GEORGES VON SWETLIK, "PARIS".
Sign. Tempera on cardboard 51x61 cm.
Wear due to age and use.
A tergo painting.
Georges von Swetlik is a distinctive figure in the European 20-century scene. With family roots in 11th-century Bohemia and later in Lithuania and Poland, Georges von Swetlik was born in Saint Petersburg in 1912. After leaving Russia under the revolution, he spent his childhood in Constantinople and later in Finland. Here this precocious and gifted artist was about to become a pupil of the great Russian painter llya Repin and also of the master of the Golden Age of Finnish Art, Akseli Gallen-Kallela, but both passed away before the education was started. In the 1930s he was sent to Paris by patron of arts Gösta Serlachius. Instead of staying at the academy, he studied the old masters, especially Rembrandt, Tizian and Velasquez, at the Louvre. After dramatic events under the war and an attempt to migrate to Sweden and the United States, his fate was to live in Finland in artistic isolation, without nationality and, to a great extent, misunderstood. He managed to support himself with art, however, and his pieces of art are mostly found in collections in Finland and Sweden, but also in France and Italy. He died in Ekenäs in 1991.

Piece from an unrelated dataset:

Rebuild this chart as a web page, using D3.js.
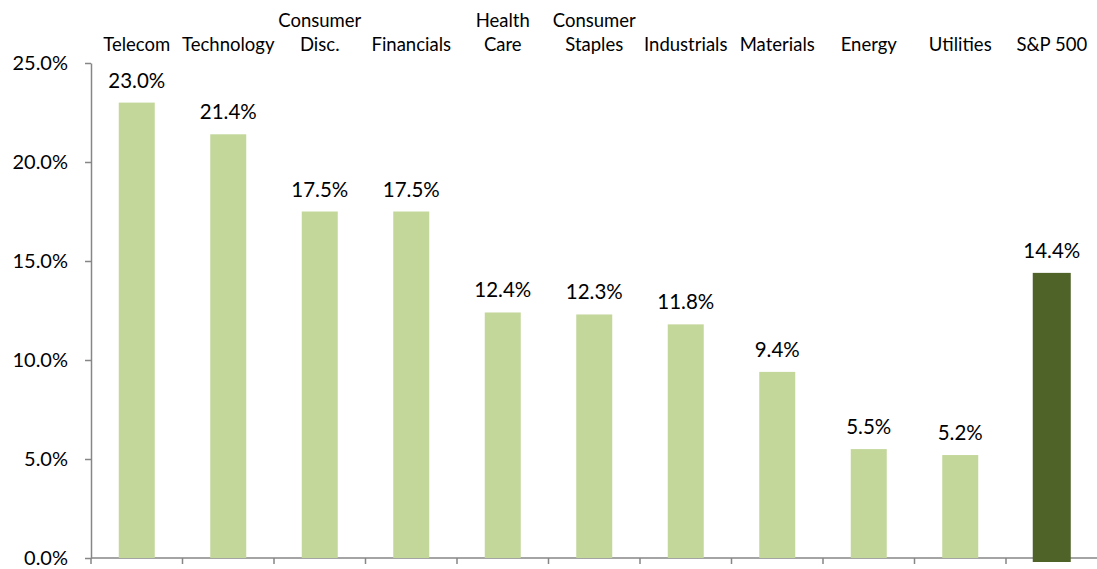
<!DOCTYPE html>
<html>
<head>
<meta charset="utf-8">
<script src="https://cdn.jsdelivr.net/npm/d3@7"></script>
<style>
  html, body { margin: 0; padding: 0; background: #fff; }
  svg { display: block; }
  text { font-family: Lato, "Open Sans", sans-serif; fill: #000; }
</style>
</head>
<body>
<svg id="chart" width="1097" height="569"></svg>
<script>
const categories = ["Telecom", "Technology", "Consumer Disc.", "Financials", "Health Care",
  "Consumer Staples", "Industrials", "Materials", "Energy", "Utilities", "S&P 500"];
const categoryLines = [["Telecom"], ["Technology"], ["Consumer", "Disc."], ["Financials"], ["Health", "Care"],
  ["Consumer", "Staples"], ["Industrials"], ["Materials"], ["Energy"], ["Utilities"], ["S&P 500"]];
const values = [23.0, 21.4, 17.5, 17.5, 12.4, 12.3, 11.8, 9.4, 5.5, 5.2, 14.4];
const yTicks = [0, 5, 10, 15, 20, 25];
const highlight = "S&P 500";

const svg = d3.select("#chart");
const axisColor = "#868686";

const x = d3.scaleBand().domain(categories).range([91, 1097.5]).padding(0);
const y = d3.scaleLinear().domain([0, 25]).range([558, 63]);

// Y axis
const yAxis = svg.append("g")
  .attr("transform", "translate(91,0)")
  .call(d3.axisLeft(y).tickValues(yTicks).tickSize(6).tickSizeOuter(0).tickPadding(17)
    .tickFormat(d => d.toFixed(1) + "%"));
yAxis.select(".domain").attr("stroke", axisColor).attr("stroke-width", 1.5);
yAxis.selectAll(".tick line").attr("stroke", axisColor).attr("stroke-width", 1.5);
yAxis.selectAll(".tick text").attr("font-size", 20).attr("font-family", "Lato, sans-serif").attr("fill", "#000");

// X axis (ticks at band boundaries)
const xAxisG = svg.append("g");
xAxisG.append("line")
  .attr("x1", x.range()[0]).attr("x2", x.range()[1])
  .attr("y1", y(0)).attr("y2", y(0))
  .attr("stroke", axisColor).attr("stroke-width", 1.5);
xAxisG.selectAll("line.xt")
  .data(categories)
  .join("line")
  .attr("class", "xt")
  .attr("x1", d => x(d)).attr("x2", d => x(d))
  .attr("y1", y(0)).attr("y2", y(0) + 6)
  .attr("stroke", axisColor).attr("stroke-width", 1.5);

// Bars
const barW = 36;
svg.append("g").selectAll("rect")
  .data(categories)
  .join("rect")
  .attr("x", (d, i) => x(d) + x.bandwidth() / 2 - (d === highlight ? barW + 2 : barW) / 2)
  .attr("width", d => d === highlight ? barW + 2 : barW)
  .attr("y", (d, i) => y(values[i]))
  .attr("height", (d, i) => y(0) - y(values[i]) + (d === highlight ? 4 : 0))
  .attr("fill", d => d === highlight ? "#4F6228" : "#C4D79B");

// Value labels
svg.append("g").selectAll("text")
  .data(categories)
  .join("text")
  .attr("x", d => x(d) + x.bandwidth() / 2)
  .attr("y", (d, i) => y(values[i]) - 15)
  .attr("text-anchor", "middle")
  .attr("font-size", 20.5)
  .text((d, i) => values[i].toFixed(1) + "%");

// Category labels at top
const catG = svg.append("g").selectAll("text")
  .data(categories)
  .join("text")
  .attr("text-anchor", "middle")
  .attr("font-size", 18.5)
  .attr("x", d => x(d) + x.bandwidth() / 2);
catG.each(function (d, i) {
  const lines = categoryLines[i];
  const t = d3.select(this);
  lines.forEach((ln, j) => {
    t.append("tspan")
      .attr("x", x(d) + x.bandwidth() / 2)
      .attr("y", 51 - (lines.length - 1 - j) * 24)
      .text(ln);
  });
});
</script>
</body>
</html>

Far away from his sources of inspiration, the Byzantine and the classical European art, he developed an exceptional systematic way of working through the different eras of art history, finally reaching the language that became characteristic to him. He began with realism and a style strikingly resembling that of Picasso’s. Later on, he would only touch upon modernism, assuming certain features of it in his own work. He developed a technique and a design language of his own during his abstract period in the 1950s and then adopted the classical thematic which he varied during the rest of his life. He created a synthesis of the Eastern and the Western European cultural traditions more than anyone else.

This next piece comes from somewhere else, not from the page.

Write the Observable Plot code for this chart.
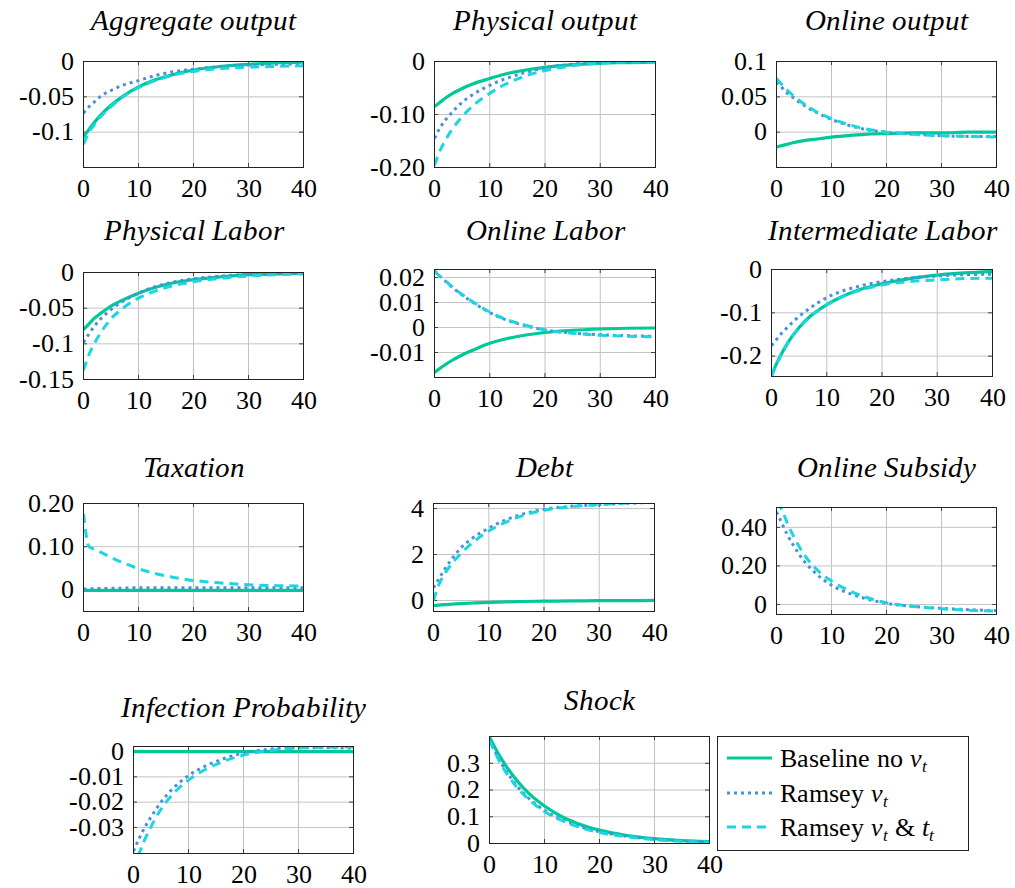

This unique piece influenced by Paris is possibly a commentary, perhaps a playfully ironic one, to modernism, while keeping up with the artist’s high standard. The signature with a ‘w’, together with the technique, indicate that the oeuvre was created in or after the 1950s. The unfinished model study on the painting's back side, however, was probably painted in Paris in the 1930s.
Riggert Munsterhjelm
Artist, fil.dr
Georges von Swetliks student
and exhibition curator
Raseborg, Finland
Georges von Swetlik was born in St Petersburg in 1912. Because of the revolution he and his family spent a number of years by the Black Sea in Southern Russia and in Constantinople. In 1923 the family arrived in Finland where von Swetlik would live and work, except for a short period spent in Sweden in the 1950s. In the beginning he painted in a realistic manner. Ilja Repin and Akseli Gallen-Kallela both offered to teach the young artist but both passed away before teaching commenced. Instead he had the support of Gösta Serlachius, a patron of the arts, who financed his travels to Paris. Early on von Swetlik became famous for his skilled portraits. The different periods in his art show an inspiration taken from various periods in art history and his oeuvre is an innovative reinterpretation of both modernistic tendencies and elements of classical art and old masters. In his most characteristic late period he worked with themes from antiquity and classical literature and created, maybe more than anyone else, an art belonging in both the Eastern and Western European artistic tradition.